Anonymous Anonymous said...

You owe everyone restitution for that cover album in the song link.

March 5, 2026 at 2:35 PM  
Blogger GeoX, one of the GeoX boys. said...

You actually may have a point. I should have thought of that. The link now goes to the same song but with just a generic picture of the band.

March 5, 2026 at 3:12 PM  
Blogger Joe Torcivia said...

It never occurred to me before you mentioned it, but a possible inspiration for the style of the ad to do a painting or sculpture of “this man” could very well be those art correspondence school ads that ran on the inside and back covers of comics published in the ‘50s and ‘60’s.

The ones that invited you to “Draw me!” (usually a cute animal), “Can you draw this man? (or woman)”, etc. If your submission was “good enough” (yeah, right! I suspect that my 2-year old grand kid would be deemed “good enough”) you’d be able to purchase art lessons via mail correspondence!

Oddly, if memory serves, the only publisher of which I’m aware that did not run these ads was Dell (WESTERN DELL, not the one that followed in 1962). The "OG DELL" that gave us the one and only American printing of this story!

Note that the museum is literally a “Hall of Fame Museum”, right up there on the street-facing facade for anyone wondering!
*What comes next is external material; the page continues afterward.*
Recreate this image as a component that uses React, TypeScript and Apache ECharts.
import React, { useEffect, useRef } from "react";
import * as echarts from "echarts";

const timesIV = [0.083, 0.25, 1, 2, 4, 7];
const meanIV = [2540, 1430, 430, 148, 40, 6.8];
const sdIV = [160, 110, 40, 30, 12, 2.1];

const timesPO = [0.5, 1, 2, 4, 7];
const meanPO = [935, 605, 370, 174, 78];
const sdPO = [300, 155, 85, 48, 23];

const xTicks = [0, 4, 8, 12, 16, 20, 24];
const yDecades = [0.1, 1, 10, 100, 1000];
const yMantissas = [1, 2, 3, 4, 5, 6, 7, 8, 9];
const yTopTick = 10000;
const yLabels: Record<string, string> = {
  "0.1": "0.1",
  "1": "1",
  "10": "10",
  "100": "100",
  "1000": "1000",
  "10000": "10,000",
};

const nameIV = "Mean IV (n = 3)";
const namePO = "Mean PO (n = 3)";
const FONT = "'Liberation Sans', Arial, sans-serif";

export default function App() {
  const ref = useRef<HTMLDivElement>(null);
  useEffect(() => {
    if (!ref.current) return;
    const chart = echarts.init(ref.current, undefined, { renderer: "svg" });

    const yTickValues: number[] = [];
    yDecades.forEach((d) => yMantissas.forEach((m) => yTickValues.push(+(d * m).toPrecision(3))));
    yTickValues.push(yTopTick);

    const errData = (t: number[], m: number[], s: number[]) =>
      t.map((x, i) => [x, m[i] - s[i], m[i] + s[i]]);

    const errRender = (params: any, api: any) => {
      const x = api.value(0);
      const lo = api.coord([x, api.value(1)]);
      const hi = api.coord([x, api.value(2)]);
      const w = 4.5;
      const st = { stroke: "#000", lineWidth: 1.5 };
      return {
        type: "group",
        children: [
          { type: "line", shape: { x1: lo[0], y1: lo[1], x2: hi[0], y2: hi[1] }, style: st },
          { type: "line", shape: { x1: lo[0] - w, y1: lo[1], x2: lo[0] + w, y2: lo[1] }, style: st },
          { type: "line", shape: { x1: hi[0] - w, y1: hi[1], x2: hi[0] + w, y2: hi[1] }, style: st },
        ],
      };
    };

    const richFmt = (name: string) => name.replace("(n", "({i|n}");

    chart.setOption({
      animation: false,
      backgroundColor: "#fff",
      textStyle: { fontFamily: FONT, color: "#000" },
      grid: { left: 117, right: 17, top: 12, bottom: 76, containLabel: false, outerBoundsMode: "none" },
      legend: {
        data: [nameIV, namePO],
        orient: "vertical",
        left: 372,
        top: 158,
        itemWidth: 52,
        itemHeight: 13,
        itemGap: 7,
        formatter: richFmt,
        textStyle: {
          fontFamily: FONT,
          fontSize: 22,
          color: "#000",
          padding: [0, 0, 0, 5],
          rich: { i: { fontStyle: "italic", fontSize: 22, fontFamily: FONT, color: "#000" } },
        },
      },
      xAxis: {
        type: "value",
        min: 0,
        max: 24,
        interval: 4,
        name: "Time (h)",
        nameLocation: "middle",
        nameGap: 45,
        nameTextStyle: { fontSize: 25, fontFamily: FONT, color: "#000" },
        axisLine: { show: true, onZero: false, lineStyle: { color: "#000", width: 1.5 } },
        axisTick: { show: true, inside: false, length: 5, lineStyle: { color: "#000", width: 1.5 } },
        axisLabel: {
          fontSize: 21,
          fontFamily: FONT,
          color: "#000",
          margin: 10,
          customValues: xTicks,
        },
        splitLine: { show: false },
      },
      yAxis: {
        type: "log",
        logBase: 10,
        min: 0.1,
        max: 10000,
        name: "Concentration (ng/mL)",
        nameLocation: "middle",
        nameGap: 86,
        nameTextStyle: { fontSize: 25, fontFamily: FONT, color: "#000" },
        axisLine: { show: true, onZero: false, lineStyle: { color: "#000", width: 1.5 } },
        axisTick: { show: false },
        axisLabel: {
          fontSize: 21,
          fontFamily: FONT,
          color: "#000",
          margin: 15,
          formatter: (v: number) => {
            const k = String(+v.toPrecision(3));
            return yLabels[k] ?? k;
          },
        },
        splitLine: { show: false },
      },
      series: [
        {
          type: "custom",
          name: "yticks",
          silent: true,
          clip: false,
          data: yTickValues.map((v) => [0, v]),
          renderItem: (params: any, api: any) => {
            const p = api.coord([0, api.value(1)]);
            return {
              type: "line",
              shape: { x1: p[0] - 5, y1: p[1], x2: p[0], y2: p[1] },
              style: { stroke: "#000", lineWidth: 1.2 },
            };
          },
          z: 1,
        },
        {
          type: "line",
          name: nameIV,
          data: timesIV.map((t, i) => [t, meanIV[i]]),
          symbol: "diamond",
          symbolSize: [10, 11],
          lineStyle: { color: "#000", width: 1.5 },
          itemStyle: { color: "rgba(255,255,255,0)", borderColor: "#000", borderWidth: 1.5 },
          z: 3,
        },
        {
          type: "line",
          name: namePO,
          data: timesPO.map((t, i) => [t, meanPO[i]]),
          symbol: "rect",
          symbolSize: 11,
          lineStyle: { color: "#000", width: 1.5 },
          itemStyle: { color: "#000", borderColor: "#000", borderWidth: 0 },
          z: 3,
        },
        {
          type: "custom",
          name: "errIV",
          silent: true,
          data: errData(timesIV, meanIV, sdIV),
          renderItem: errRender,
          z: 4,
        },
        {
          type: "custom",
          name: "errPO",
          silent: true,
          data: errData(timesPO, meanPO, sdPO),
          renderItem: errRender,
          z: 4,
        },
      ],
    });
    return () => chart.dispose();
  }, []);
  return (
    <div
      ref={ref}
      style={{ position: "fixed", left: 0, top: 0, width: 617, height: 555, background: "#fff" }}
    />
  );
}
I can’t speak for every Hall of Fame ever, but you don’t have to be dead to be inducted into any sports Hall of Fame that I’m familiar with. So, even if you subscribe to the unfortunate theory that Scrooge died in 1967 (“Hey Daisy, whatever happened to Scrooge?” and all that similar rot), he certainly could have been granted entry in 1953-1954 - unless he balked at the required sizable donation!

Assuming that Moores wrote most or all of his stuff, it was always fun and, at times, even great! See “The Wonderful Whizzix”. Certainly whimsical. Though dramatically less prolific (for sure, once “Gasoline Alley” got him), one might compare his work to that of Romano Scarpa for those reasons above. And, like Scarpa, he was much better at Mickey than he was at Donald! But give him (or his editors) credit for incorporating Barks’ new characters like Scrooge and Gladstone into his stories… even before others had fully figured them out!